Data entries:
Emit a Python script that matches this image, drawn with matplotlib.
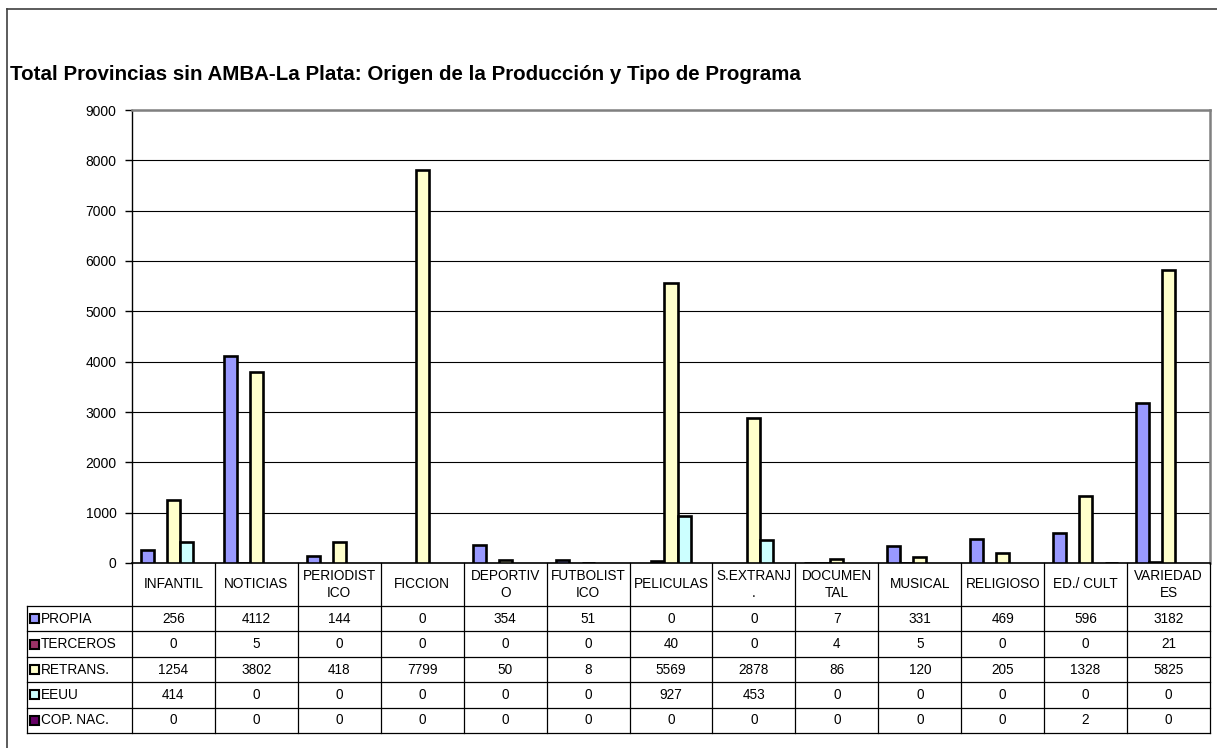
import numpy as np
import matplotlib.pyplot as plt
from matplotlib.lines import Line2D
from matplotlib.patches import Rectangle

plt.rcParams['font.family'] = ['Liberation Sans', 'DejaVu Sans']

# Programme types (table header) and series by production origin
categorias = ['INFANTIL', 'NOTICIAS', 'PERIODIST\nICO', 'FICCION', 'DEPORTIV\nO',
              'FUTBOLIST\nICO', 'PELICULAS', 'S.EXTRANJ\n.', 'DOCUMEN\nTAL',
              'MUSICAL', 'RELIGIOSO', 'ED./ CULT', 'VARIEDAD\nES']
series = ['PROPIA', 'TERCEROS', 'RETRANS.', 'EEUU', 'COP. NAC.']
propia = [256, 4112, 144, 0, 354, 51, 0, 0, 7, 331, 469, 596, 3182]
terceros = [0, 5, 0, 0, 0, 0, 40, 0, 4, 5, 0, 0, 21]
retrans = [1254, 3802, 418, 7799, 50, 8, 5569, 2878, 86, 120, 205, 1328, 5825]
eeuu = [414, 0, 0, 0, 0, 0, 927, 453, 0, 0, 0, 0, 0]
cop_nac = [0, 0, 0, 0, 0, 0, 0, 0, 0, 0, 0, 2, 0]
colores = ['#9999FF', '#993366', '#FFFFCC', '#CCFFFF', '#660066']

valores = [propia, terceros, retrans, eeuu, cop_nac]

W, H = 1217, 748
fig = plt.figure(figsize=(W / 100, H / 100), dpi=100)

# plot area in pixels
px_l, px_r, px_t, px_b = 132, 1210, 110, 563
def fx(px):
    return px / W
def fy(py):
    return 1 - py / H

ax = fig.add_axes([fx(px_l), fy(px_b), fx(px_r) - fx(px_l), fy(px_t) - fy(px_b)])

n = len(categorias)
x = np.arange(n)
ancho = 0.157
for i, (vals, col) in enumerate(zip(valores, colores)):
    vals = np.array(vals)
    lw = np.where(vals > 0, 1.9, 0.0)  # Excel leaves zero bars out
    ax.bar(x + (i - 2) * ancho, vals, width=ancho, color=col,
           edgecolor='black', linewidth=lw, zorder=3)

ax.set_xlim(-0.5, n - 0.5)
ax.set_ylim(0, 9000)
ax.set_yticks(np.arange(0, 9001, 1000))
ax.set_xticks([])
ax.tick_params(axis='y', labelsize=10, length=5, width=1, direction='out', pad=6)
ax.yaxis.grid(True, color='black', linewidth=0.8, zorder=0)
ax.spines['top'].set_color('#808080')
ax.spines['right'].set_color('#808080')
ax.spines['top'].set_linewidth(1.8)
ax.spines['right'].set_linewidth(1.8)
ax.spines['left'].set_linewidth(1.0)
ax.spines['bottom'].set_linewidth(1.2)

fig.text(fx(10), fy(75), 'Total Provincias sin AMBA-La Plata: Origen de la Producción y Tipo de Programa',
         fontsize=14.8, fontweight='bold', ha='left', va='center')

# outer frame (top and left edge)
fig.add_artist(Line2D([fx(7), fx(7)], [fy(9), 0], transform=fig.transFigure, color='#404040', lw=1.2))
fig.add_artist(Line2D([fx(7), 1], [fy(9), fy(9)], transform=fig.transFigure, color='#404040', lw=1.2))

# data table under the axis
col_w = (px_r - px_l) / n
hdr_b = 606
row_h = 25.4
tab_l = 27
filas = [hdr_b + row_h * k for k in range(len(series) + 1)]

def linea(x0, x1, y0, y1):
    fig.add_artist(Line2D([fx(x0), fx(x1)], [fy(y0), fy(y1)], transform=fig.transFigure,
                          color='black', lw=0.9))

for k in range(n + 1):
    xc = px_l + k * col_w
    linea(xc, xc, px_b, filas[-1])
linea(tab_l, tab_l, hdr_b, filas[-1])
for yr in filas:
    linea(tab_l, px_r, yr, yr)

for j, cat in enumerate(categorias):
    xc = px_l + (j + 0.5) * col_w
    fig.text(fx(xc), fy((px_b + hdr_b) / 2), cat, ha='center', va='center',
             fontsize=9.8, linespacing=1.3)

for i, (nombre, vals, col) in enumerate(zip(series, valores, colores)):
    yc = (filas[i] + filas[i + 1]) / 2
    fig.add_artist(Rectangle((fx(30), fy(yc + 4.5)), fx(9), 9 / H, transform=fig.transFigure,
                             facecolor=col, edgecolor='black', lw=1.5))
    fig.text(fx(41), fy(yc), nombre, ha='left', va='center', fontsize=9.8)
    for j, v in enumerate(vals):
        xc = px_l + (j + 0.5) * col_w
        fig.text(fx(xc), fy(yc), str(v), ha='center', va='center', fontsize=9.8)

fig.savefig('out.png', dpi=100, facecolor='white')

* * *

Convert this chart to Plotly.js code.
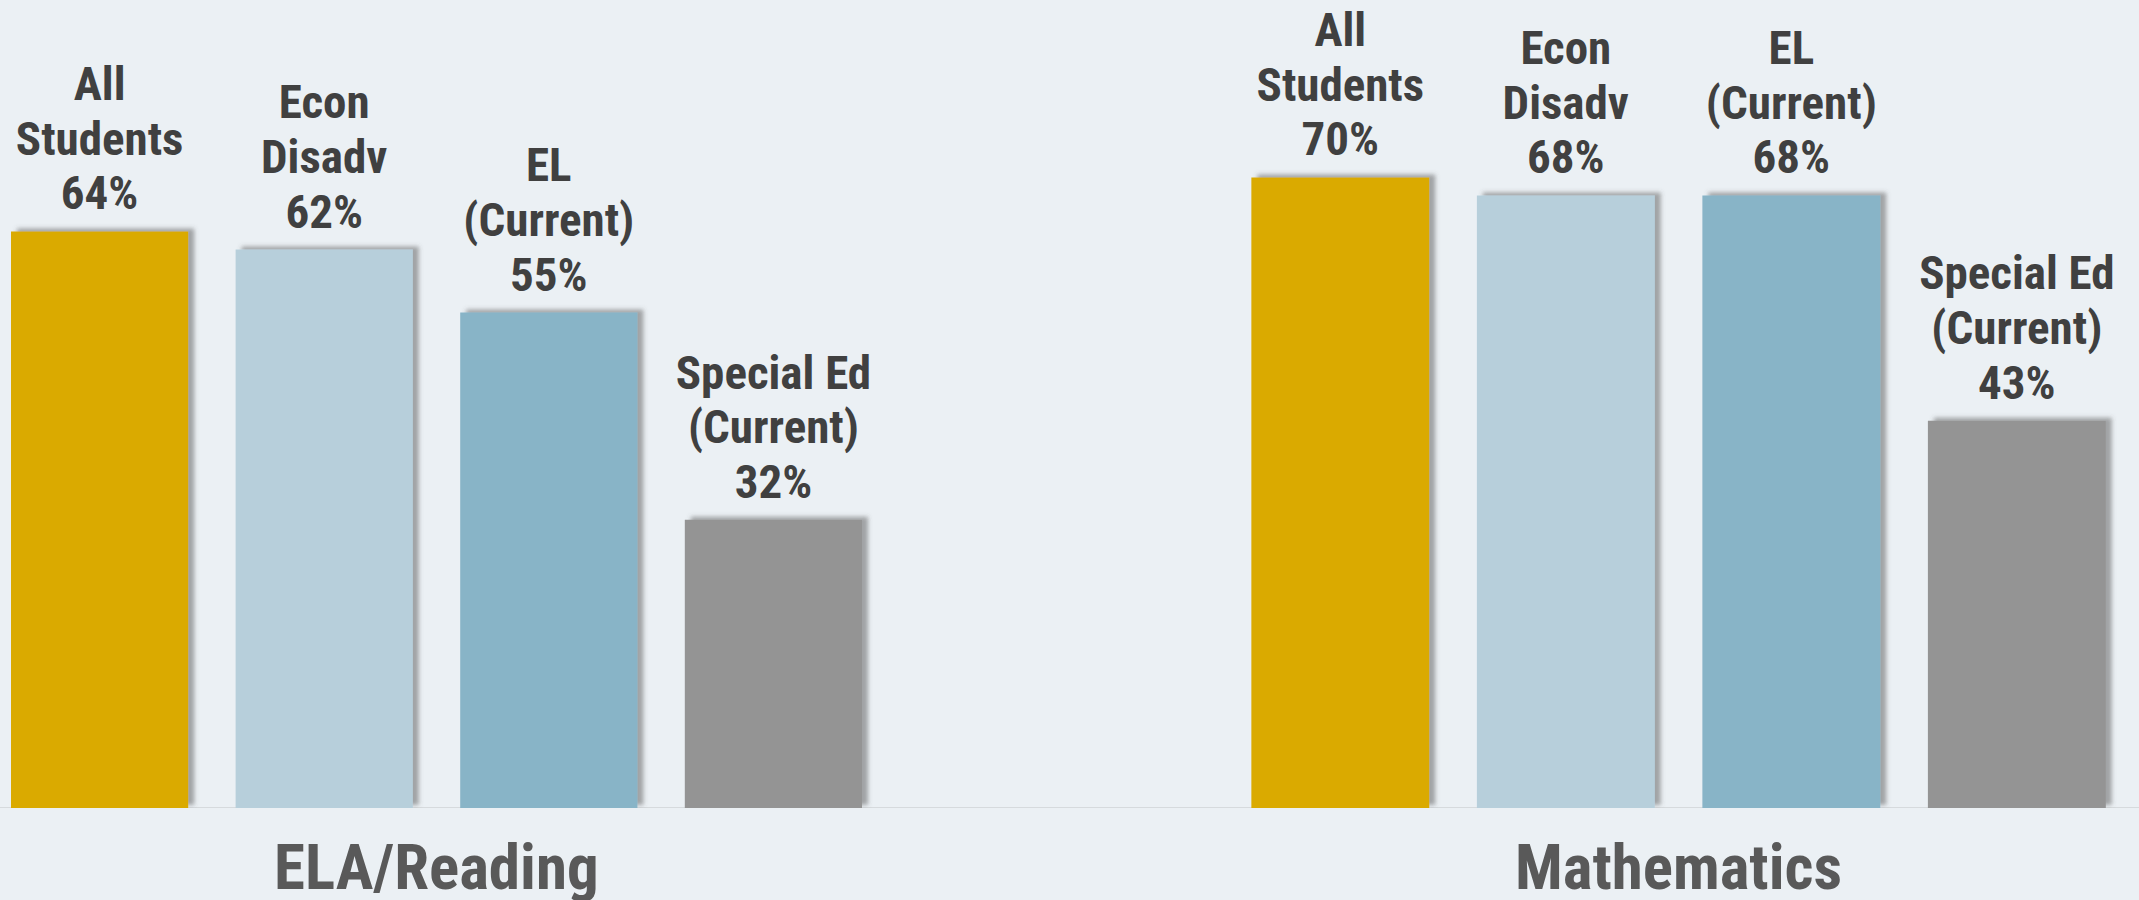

Task: Write out word for word the lines above that run from the one with "Emit a Python" to the one with "plt.rcParams['font.family'] = ['Liberation". Include both end lines; exclude the images.

Solution to the problem:
Emit a Python script that matches this image, drawn with matplotlib.
import numpy as np
import matplotlib.pyplot as plt
from matplotlib.lines import Line2D
from matplotlib.patches import Rectangle

plt.rcParams['font.family'] = ['Liberation Sans', 'DejaVu Sans']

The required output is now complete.